In the data below, find every line with the string "matplotlib" and pull it out.

Records contained in a dataset:
******************************

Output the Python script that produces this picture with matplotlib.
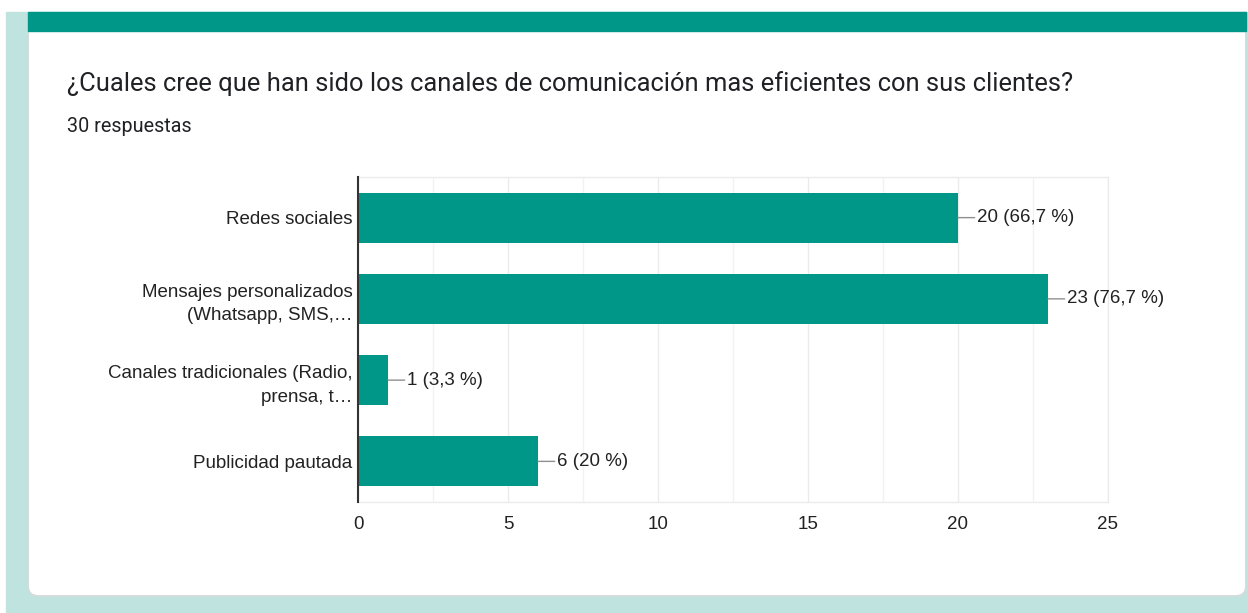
import matplotlib
matplotlib.use('Agg')
import matplotlib.pyplot as plt
from matplotlib.patches import FancyBboxPatch, Rectangle
from matplotlib.transforms import IdentityTransform
from matplotlib.ticker import MultipleLocator

# data
categories = ['Redes sociales',
              'Mensajes personalizados\n(Whatsapp, SMS,…',
              'Canales tradicionales (Radio,\nprensa, t…',
              'Publicidad pautada']
counts = [20, 23, 1, 6]
pct_labels = ['66,7 %', '76,7 %', '3,3 %', '20 %']
xticks = [0, 5, 10, 15, 20, 25]

title = '¿Cuales cree que han sido los canales de comunicación mas eficientes con sus clientes?'
subtitle = '30 respuestas'

teal = '#009688'
light_teal = '#bfe4df'
W, H = 1248, 613

fig = plt.figure(figsize=(W / 100, H / 100), dpi=100)
fig.patch.set_facecolor('white')

# page background / card (pixel coords, y measured from top)
def px(x0, y0, x1, y1):
    return x0, H - y1, x1 - x0, y1 - y0

x, y, w, h = px(6, 12, W, H)
fig.patches.append(Rectangle((x, y), w, h, color=light_teal, transform=IdentityTransform(), zorder=0))
x, y, w, h = px(28, 12, 1246, 597)
fig.patches.append(FancyBboxPatch((x, y), w, h, boxstyle='round,pad=0,rounding_size=9',
                                  fc='#d4dcdb', ec='none', transform=IdentityTransform(), zorder=1))
x, y, w, h = px(29, 12, 1245, 595)
fig.patches.append(FancyBboxPatch((x, y), w, h, boxstyle='round,pad=0,rounding_size=9',
                                  fc='white', ec='none', transform=IdentityTransform(), zorder=2))
x, y, w, h = px(28, 12, 1246, 31)
fig.patches.append(Rectangle((x, y), w, h, color=teal, transform=IdentityTransform(), zorder=3))

fig.text(67 / W, 1 - 84 / H, title, family='Roboto', fontsize=18.4, color='#202124',
         ha='left', va='center', zorder=5)
fig.text(67 / W, 1 - 127 / H, subtitle, family='Roboto', fontsize=14.2, color='#202124',
         ha='left', va='center', zorder=5)

# chart
ax = fig.add_axes([358 / W, 1 - 502 / H, (1108 - 358) / W, (502 - 177) / H])
ax.set_zorder(10)
ax.set_facecolor('none')
ypos = list(range(len(categories)))
ax.barh(ypos, counts, height=0.615, color=teal, zorder=3)

for yi, c, p in zip(ypos, counts, pct_labels):
    ax.annotate(f'{c} ({p})', xy=(c, yi), xytext=(14, 0), textcoords='offset points',
                ha='left', va='center', fontsize=13.5, color='#222222', family='Liberation Sans',
                arrowprops=dict(arrowstyle='-', color='#8f8f8f', lw=1, shrinkA=0, shrinkB=0),
                zorder=4)

ax.set_xlim(0, 25)
ax.set_ylim(len(categories) - 0.5, -0.5)
ax.set_xticks(xticks)
ax.xaxis.set_minor_locator(MultipleLocator(2.5))
ax.set_yticks(ypos)
ax.set_yticklabels(categories, linespacing=1.5)
ax.grid(axis='x', which='major', color='#ebebeb', lw=1, zorder=0)
ax.grid(axis='x', which='minor', color='#f2f2f2', lw=1, zorder=0)
ax.set_axisbelow(True)
ax.tick_params(axis='both', which='both', length=0)
ax.tick_params(axis='y', pad=4)
ax.tick_params(axis='x', pad=10)
for lab in ax.get_xticklabels() + ax.get_yticklabels():
    lab.set_family('Liberation Sans')
    lab.set_fontsize(13.5)
    lab.set_color('#222222')

for s in ['top', 'right', 'bottom']:
    ax.spines[s].set_color('#ebebeb')
    ax.spines[s].set_linewidth(1)
ax.spines['left'].set_color('#333333')
ax.spines['left'].set_linewidth(1.5)
ax.spines['left'].set_zorder(5)

fig.savefig('out.png', dpi=100)
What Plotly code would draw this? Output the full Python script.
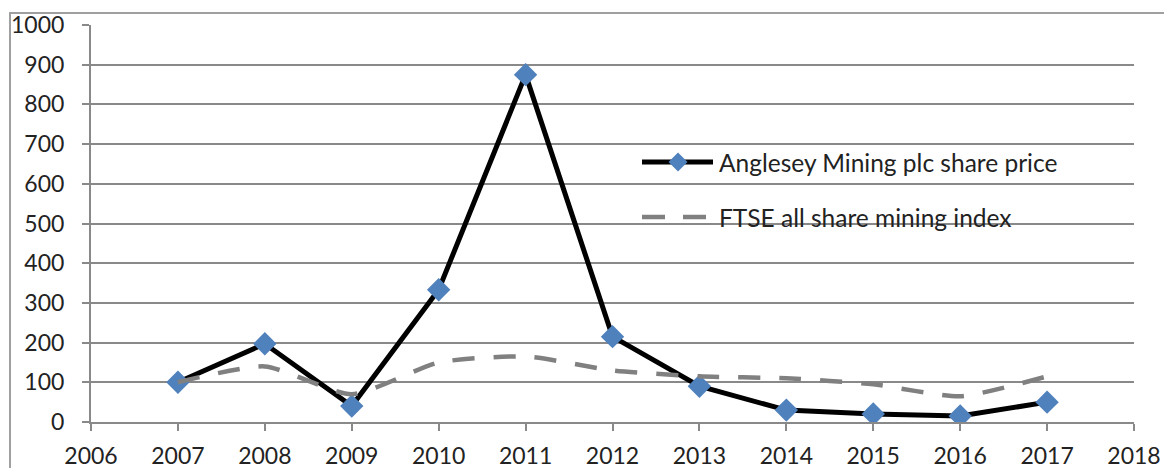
import plotly.graph_objects as go

years = [2007, 2008, 2009, 2010, 2011, 2012, 2013, 2014, 2015, 2016, 2017]
anglesey = [100, 197, 40, 333, 875, 215, 90, 30, 20, 15, 50]
ftse = [100, 140, 70, 150, 165, 130, 115, 110, 95, 65, 115]
x_ticks = list(range(2006, 2019))
y_ticks = list(range(0, 1001, 100))
series_names = ["Anglesey Mining plc share price", "FTSE all share mining index"]

FONT = "Lato"
BLUE = "#4F81BD"
GREY = "#808080"
AX = "#898989"
DASH = "22px,19px"

# plot area in pixels
L, R, T, B = 91, 1134, 25, 422
W, H = R - L, B - T
def px(x):
    return (x - L) / W
def py(y):
    return (B - y) / H

fig = go.Figure()
fig.add_trace(go.Scatter(
    x=years, y=anglesey, mode="lines+markers", name=series_names[0],
    line=dict(color="black", width=5),
    marker=dict(symbol="diamond", size=18, color=BLUE, line=dict(width=0)),
    showlegend=False,
))
fig.add_trace(go.Scatter(
    x=years, y=ftse, mode="lines", name=series_names[1],
    line=dict(color=GREY, width=4.5, dash=DASH, shape="spline", smoothing=0.6),
    showlegend=False,
))

# custom legend (symbol samples + text)
lx0, lx1, lxm = 642, 713, 678
ly1, ly2 = 162, 217
dx, dy = 9.5 / W, 9.5 / H
shapes = [
    dict(type="rect", xref="paper", yref="paper",
         x0=px(10), x1=1.2, y0=-0.3, y1=py(13),
         line=dict(color="#A0A0A0", width=2), fillcolor="rgba(0,0,0,0)", layer="below"),
    dict(type="line", xref="paper", yref="paper",
         x0=px(lx0), x1=px(lx1), y0=py(ly1), y1=py(ly1),
         line=dict(color="black", width=5)),
    dict(type="path", xref="paper", yref="paper",
         path=f"M {px(lxm)-dx},{py(ly1)} L {px(lxm)},{py(ly1)+dy} L {px(lxm)+dx},{py(ly1)} L {px(lxm)},{py(ly1)-dy} Z",
         fillcolor=BLUE, line=dict(width=0)),
    dict(type="line", xref="paper", yref="paper",
         x0=px(lx0), x1=px(lx1), y0=py(ly2), y1=py(ly2),
         line=dict(color=GREY, width=4.5, dash="23px,18px")),
]
annotations = [
    dict(xref="paper", yref="paper", x=px(717), y=py(ly1), xanchor="left", yanchor="middle",
         text=series_names[0], showarrow=False, font=dict(size=24.5, family=FONT, color="#222")),
    dict(xref="paper", yref="paper", x=px(717), y=py(ly2), xanchor="left", yanchor="middle",
         text=series_names[1], showarrow=False, font=dict(size=24.5, family=FONT, color="#222")),
]

fig.update_layout(
    width=1164, height=468,
    margin=dict(l=L, r=1164 - R, t=T, b=468 - B),
    plot_bgcolor="white", paper_bgcolor="white",
    font=dict(family=FONT, size=23, color="#222"),
    showlegend=False,
    xaxis=dict(
        range=[2006, 2018], tickvals=x_ticks, ticktext=[str(v) for v in x_ticks],
        showgrid=False, showline=True, linecolor=AX, linewidth=2,
        ticks="outside", ticklen=7, tickcolor=AX, tickwidth=2,
        ticklabelstandoff=5,
        zeroline=False, automargin=False,
    ),
    yaxis=dict(
        range=[0, 1000], tickvals=y_ticks,
        showgrid=True, gridcolor=AX, gridwidth=2,
        showline=True, linecolor=AX, linewidth=2,
        ticks="outside", ticklen=7, tickcolor=AX, tickwidth=2,
        ticklabelstandoff=13,
        zeroline=False, automargin=False,
    ),
    shapes=shapes,
    annotations=annotations,
)

fig.write_html("out.html", config={"displayModeBar": False},
               post_script="document.body.style.margin='0';")
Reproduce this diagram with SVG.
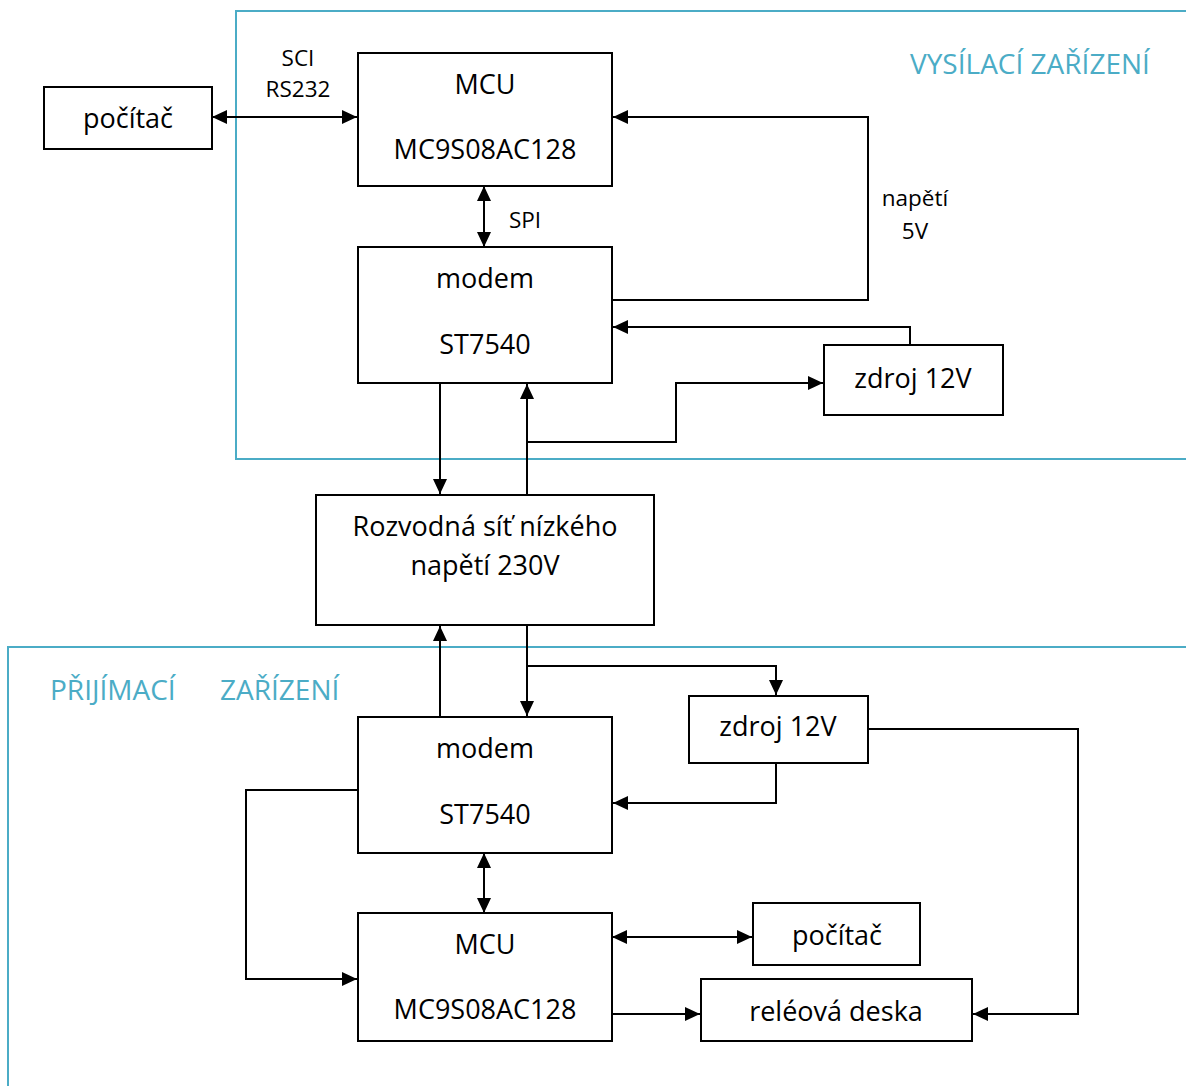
<svg xmlns="http://www.w3.org/2000/svg" width="1186" height="1086" viewBox="0 0 1186 1086">
<style>
.box{fill:#fff;stroke:#000;stroke-width:2}
.frame{fill:none;stroke:#4BACC6;stroke-width:2}
.t{font-family:"Open Sans","Liberation Sans",sans-serif;font-size:27px;fill:#000;text-anchor:middle}
.s{font-family:"Open Sans","Liberation Sans",sans-serif;font-size:22.5px;fill:#000;text-anchor:middle}
.f{font-family:"Open Sans","Liberation Sans",sans-serif;font-size:28px;fill:#4BACC6}
.c{fill:none;stroke:#000;stroke-width:2}
</style>
<defs>
<marker id="a" markerUnits="userSpaceOnUse" markerWidth="16" markerHeight="14" refX="15" refY="7" orient="auto-start-reverse" viewBox="0 0 16 14">
<path d="M0,0 L15,7 L0,14 z" fill="#000"/>
</marker>
</defs>
<rect width="1186" height="1086" fill="#fff"/>
<g id="frames">
<path class="frame" d="M1190,11 H236 V459 H1190"/>
<path class="frame" d="M1190,647 H8 V1090"/>
<text class="f" x="910" y="74">VYSÍLACÍ ZAŘÍZENÍ</text>
<text class="f" x="50" y="700">PŘIJÍMACÍ</text>
<text class="f" x="220" y="700">ZAŘÍZENÍ</text>
</g>
<g id="connectors">
<path class="c" d="M212,117 H357" marker-start="url(#a)" marker-end="url(#a)"/>
<path class="c" d="M484,186 V247" marker-start="url(#a)" marker-end="url(#a)"/>
<path class="c" d="M612,300 H868 V117 H613" marker-end="url(#a)"/>
<path class="c" d="M910,345 V327 H613" marker-end="url(#a)"/>
<path class="c" d="M440,383 V494" marker-end="url(#a)"/>
<path class="c" d="M527,495 V384" marker-end="url(#a)"/>
<path class="c" d="M527,442 H676 V383 H823" marker-end="url(#a)"/>
<path class="c" d="M440,717 V626" marker-end="url(#a)"/>
<path class="c" d="M527,625 V716" marker-end="url(#a)"/>
<path class="c" d="M527,666 H776 V695" marker-end="url(#a)"/>
<path class="c" d="M776,763 V803 H613" marker-end="url(#a)"/>
<path class="c" d="M868,729 H1078 V1014 H973" marker-end="url(#a)"/>
<path class="c" d="M358,790 H246 V979 H357" marker-end="url(#a)"/>
<path class="c" d="M484,853 V913" marker-start="url(#a)" marker-end="url(#a)"/>
<path class="c" d="M612,937 H752" marker-start="url(#a)" marker-end="url(#a)"/>
<path class="c" d="M612,1014 H700" marker-end="url(#a)"/>
<text class="s" x="298" y="66">SCI</text>
<text class="s" x="298" y="97">RS232</text>
<text class="s" x="525" y="228">SPI</text>
<text class="s" x="915" y="206">napětí</text>
<text class="s" x="915" y="239">5V</text>
</g>
<g id="pocitac1">
<rect class="box" x="44" y="87" width="168" height="62"/>
<text class="t" x="128" y="128">počítač</text>
</g>
<g id="mcu1">
<rect class="box" x="358" y="53" width="254" height="133"/>
<text class="t" x="485" y="94">MCU</text>
<text class="t" x="485" y="159">MC9S08AC128</text>
</g>
<g id="modem1">
<rect class="box" x="358" y="247" width="254" height="136"/>
<text class="t" x="485" y="288">modem</text>
<text class="t" x="485" y="354">ST7540</text>
</g>
<g id="zdroj1">
<rect class="box" x="824" y="345" width="179" height="70"/>
<text class="t" x="913" y="388">zdroj 12V</text>
</g>
<g id="sit">
<rect class="box" x="316" y="495" width="338" height="130"/>
<text class="t" x="485" y="536">Rozvodná síť nízkého</text>
<text class="t" x="485" y="575">napětí 230V</text>
</g>
<g id="modem2">
<rect class="box" x="358" y="717" width="254" height="136"/>
<text class="t" x="485" y="758">modem</text>
<text class="t" x="485" y="824">ST7540</text>
</g>
<g id="zdroj2">
<rect class="box" x="689" y="696" width="179" height="67"/>
<text class="t" x="778" y="736">zdroj 12V</text>
</g>
<g id="mcu2">
<rect class="box" x="358" y="913" width="254" height="128"/>
<text class="t" x="485" y="954">MCU</text>
<text class="t" x="485" y="1019">MC9S08AC128</text>
</g>
<g id="pocitac2">
<rect class="box" x="753" y="903" width="167" height="62"/>
<text class="t" x="837" y="945">počítač</text>
</g>
<g id="rele">
<rect class="box" x="701" y="979" width="271" height="62"/>
<text class="t" x="836" y="1021">reléová deska</text>
</g>
</svg>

******************************

§ **REPLY**:
Output the Python script that produces this picture with matplotlib.
import matplotlib
matplotlib.use('Agg')
import matplotlib.pyplot as plt
from matplotlib.patches import FancyBboxPatch, Rectangle
from matplotlib.transforms import IdentityTransform
from matplotlib.ticker import MultipleLocator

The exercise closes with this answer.